What the task asks
Repeat exactly the lines from the start of the records below through the line that contains "cap.append('tspan').text('Procentvis andel af", including both.

--- start of Record list ---

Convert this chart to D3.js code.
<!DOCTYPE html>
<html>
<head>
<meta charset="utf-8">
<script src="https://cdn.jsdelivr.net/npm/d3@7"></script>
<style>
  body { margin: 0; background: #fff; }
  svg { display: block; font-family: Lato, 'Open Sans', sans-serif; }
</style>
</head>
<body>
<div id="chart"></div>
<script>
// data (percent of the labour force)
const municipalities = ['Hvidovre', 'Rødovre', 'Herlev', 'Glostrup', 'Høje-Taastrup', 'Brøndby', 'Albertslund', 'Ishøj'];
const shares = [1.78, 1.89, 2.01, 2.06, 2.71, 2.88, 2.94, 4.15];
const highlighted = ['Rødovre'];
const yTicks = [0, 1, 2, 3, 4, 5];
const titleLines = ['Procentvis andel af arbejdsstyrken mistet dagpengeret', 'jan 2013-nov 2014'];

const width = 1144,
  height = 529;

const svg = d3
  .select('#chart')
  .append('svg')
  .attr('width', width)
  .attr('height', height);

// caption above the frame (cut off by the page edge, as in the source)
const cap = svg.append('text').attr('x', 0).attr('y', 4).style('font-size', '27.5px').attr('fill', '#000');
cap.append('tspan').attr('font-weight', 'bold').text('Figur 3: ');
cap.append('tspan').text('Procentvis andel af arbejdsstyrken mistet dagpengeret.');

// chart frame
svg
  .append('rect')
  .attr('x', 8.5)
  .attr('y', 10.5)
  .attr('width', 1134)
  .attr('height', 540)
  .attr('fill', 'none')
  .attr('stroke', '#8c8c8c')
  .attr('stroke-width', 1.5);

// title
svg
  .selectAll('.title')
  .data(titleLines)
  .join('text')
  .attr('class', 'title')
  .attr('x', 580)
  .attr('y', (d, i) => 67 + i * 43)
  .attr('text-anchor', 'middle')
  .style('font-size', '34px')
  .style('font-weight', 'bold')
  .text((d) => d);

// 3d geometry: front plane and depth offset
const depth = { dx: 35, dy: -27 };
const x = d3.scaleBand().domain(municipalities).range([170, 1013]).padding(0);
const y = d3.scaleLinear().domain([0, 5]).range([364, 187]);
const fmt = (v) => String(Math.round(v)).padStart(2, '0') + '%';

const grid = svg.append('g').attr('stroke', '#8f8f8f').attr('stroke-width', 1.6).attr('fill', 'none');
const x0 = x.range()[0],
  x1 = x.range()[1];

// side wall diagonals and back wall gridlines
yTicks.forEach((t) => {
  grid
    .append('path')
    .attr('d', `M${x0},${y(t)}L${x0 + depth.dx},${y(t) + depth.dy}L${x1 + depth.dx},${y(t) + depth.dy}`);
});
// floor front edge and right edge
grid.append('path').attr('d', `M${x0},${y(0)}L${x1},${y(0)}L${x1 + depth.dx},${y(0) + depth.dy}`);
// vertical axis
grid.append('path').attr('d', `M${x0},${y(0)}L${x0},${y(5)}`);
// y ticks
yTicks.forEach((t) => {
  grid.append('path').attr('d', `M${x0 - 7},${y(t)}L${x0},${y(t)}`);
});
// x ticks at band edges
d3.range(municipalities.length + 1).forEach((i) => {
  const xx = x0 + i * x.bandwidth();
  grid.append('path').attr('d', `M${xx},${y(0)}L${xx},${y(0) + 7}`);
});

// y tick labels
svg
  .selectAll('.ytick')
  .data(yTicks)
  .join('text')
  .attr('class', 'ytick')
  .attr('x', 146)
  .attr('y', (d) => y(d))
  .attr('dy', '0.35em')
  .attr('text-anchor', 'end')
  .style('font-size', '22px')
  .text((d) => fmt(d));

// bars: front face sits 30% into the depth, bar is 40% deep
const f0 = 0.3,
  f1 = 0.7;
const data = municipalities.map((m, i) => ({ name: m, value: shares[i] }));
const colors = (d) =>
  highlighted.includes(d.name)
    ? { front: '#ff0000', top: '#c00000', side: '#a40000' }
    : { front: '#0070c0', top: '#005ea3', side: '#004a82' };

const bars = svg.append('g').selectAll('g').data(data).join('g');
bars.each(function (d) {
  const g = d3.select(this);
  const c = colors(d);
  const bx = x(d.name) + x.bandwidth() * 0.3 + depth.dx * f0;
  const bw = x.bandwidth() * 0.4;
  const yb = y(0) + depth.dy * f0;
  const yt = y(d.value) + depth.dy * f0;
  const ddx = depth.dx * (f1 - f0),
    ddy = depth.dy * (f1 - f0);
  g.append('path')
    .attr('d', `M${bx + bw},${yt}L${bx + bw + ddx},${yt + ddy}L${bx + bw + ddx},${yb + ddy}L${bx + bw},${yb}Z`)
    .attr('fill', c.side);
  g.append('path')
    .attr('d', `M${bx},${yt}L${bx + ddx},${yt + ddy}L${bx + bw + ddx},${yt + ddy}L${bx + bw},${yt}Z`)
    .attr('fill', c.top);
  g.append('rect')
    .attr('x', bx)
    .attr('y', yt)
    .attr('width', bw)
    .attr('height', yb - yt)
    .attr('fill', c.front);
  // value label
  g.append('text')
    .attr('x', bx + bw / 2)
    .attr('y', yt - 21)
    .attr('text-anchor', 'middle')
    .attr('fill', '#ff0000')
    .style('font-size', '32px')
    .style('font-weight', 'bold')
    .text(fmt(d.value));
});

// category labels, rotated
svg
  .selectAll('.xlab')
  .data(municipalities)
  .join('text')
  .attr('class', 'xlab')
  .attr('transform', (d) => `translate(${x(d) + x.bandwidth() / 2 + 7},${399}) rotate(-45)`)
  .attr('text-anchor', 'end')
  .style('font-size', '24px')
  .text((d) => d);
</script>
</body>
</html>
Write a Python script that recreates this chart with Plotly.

--- end of Record list ---

Response to the exercise
Convert this chart to D3.js code.
<!DOCTYPE html>
<html>
<head>
<meta charset="utf-8">
<script src="https://cdn.jsdelivr.net/npm/d3@7"></script>
<style>
  body { margin: 0; background: #fff; }
  svg { display: block; font-family: Lato, 'Open Sans', sans-serif; }
</style>
</head>
<body>
<div id="chart"></div>
<script>
// data (percent of the labour force)
const municipalities = ['Hvidovre', 'Rødovre', 'Herlev', 'Glostrup', 'Høje-Taastrup', 'Brøndby', 'Albertslund', 'Ishøj'];
const shares = [1.78, 1.89, 2.01, 2.06, 2.71, 2.88, 2.94, 4.15];
const highlighted = ['Rødovre'];
const yTicks = [0, 1, 2, 3, 4, 5];
const titleLines = ['Procentvis andel af arbejdsstyrken mistet dagpengeret', 'jan 2013-nov 2014'];

const width = 1144,
  height = 529;

const svg = d3
  .select('#chart')
  .append('svg')
  .attr('width', width)
  .attr('height', height);

// caption above the frame (cut off by the page edge, as in the source)
const cap = svg.append('text').attr('x', 0).attr('y', 4).style('font-size', '27.5px').attr('fill', '#000');
cap.append('tspan').attr('font-weight', 'bold').text('Figur 3: ');
cap.append('tspan').text('Procentvis andel af arbejdsstyrken mistet dagpengeret.');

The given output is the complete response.